The motion path is just the visual representation of the position keyframes. So it can't be seperated from them. 

There is an effect name Transform that can probably do what your asking. You would animate the positon property of this effect you can then copy/paste it to the other layers. The Transform effects value are relative to the current properties of the layer it is on. You can find this effect in the Distort group.

Warren Heaton
Community Expert
Community Expert
November 27, 2025

@Anant35257713lc9k 

The video you link to demonstrates how like values can be inadvertently copied and pasted to another property.   
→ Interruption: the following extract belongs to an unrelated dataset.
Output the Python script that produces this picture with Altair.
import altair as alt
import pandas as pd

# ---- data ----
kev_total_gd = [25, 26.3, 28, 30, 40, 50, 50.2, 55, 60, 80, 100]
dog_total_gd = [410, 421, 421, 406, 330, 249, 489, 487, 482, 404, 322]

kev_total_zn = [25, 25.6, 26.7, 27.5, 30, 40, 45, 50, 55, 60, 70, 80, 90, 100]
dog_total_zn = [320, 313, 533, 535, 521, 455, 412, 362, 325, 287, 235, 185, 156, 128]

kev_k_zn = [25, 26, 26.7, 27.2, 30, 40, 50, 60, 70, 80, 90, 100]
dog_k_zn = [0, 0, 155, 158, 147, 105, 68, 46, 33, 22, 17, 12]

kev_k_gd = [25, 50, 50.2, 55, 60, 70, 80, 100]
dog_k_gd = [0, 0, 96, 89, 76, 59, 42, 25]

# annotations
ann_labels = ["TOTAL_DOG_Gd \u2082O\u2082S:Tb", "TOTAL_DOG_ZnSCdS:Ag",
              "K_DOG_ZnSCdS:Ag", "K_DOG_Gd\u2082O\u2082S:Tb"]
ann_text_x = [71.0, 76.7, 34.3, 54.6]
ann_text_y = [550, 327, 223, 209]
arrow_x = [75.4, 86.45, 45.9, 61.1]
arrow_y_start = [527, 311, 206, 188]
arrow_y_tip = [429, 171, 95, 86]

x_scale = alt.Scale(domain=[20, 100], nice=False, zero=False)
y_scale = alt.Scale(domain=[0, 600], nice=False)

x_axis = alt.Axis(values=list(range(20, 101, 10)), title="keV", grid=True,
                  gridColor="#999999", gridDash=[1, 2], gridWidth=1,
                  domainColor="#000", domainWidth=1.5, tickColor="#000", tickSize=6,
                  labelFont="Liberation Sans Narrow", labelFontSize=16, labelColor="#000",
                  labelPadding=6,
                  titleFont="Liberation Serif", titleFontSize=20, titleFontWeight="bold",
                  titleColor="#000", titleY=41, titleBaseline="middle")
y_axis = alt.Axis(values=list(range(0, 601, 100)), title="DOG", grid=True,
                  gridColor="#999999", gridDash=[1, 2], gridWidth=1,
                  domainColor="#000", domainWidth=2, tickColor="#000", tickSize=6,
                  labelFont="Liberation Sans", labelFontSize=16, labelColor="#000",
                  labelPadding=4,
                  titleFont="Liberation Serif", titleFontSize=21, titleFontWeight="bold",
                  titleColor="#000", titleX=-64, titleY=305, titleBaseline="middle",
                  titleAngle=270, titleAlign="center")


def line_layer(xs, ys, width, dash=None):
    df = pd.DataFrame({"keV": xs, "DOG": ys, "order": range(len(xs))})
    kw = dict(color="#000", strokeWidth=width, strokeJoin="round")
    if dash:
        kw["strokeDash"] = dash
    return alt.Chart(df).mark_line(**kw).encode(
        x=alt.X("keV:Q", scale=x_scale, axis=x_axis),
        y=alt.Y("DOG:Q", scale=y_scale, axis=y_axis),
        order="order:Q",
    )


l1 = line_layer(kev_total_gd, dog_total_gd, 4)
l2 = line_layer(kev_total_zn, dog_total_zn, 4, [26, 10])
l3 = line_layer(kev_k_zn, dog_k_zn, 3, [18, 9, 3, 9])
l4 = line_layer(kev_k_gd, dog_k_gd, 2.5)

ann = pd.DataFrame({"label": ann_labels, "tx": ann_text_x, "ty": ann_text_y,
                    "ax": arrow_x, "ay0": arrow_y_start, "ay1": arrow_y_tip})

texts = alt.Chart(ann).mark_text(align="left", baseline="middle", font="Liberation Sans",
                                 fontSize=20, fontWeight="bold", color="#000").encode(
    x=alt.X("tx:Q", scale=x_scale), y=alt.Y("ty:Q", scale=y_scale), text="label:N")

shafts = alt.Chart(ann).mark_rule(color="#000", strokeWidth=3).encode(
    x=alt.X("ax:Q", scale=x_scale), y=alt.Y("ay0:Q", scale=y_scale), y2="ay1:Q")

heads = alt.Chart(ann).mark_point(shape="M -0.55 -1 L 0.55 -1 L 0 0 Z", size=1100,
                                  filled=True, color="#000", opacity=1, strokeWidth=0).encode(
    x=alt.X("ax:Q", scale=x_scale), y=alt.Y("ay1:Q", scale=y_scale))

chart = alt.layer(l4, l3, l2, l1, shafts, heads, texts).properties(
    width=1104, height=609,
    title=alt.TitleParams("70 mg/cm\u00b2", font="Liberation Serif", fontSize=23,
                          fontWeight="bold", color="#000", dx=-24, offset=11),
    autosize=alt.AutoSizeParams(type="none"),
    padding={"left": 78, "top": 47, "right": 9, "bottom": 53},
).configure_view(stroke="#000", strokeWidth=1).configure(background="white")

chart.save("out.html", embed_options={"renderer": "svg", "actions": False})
To better control copying and pasting Position coordinates:  Click on the word "Position" and then use Edit > Copy.  Then click on the word "Position" for another Layer and then do Edit > Paste.  This only changes the Position property and all other properties will remain.

Instead of clicking the word "Position" we can also click the i-beam for the parameter anywhere under the Time Ruler before doing Edit > Paste.


If you happen to also have "Anchor Point" selected at the time you do Edit > Paste, that Anchor Point will accept the coordinates being pasted because its the same type of value (x, y coordinates); however, if you select "Opacity" and then do Edit > Paste then that Opacity property will not accept the coordinates because that's a different value (percentage).


nishu_kush
Legend
November 27, 2025

Thanks for writing in.

 

This is expected because the Anchor point moves with the position of the layer. There are a few ways to workaround this. You can move the Anchor point manually from the layer properties after pasting the keyframes. How I like to do it is, once I have pasted the keyframes, create a new null > roughly place it in the centre of the layer > Parent the layer to the null so that the layer moves with the null > Move the null object to change the position of the layer. The layer will move and keep the transformation. You can now delete the null object if you like.

Let me know how it goes.


Thanks,
Nishu

November 28, 2025

Thanks again for the help — I tried the Null Object parenting method, and it works only if all the layers start moving at the same point in the timeline.

However, if I stagger the layers (so each one starts at a different time for a delay effect), the copied motion no longer matches — and I end up having to repeat the process individually for each layer. So it kind of defeats the purpose when working with multiple layers or offset timing.

What I'm really trying to achieve is:

  • Copy the same animation curve/motion path to multiple layers

  • Keep each layer in its original position

  • Allow them to start at different times without breaking the motion

  • Avoid manually re-adjusting anchor or position every time

Is there a workflow or feature in After Effects that allows this kind of relative motion copying?
Maybe something like “copy motion as behavior,” rather than absolute coordinates?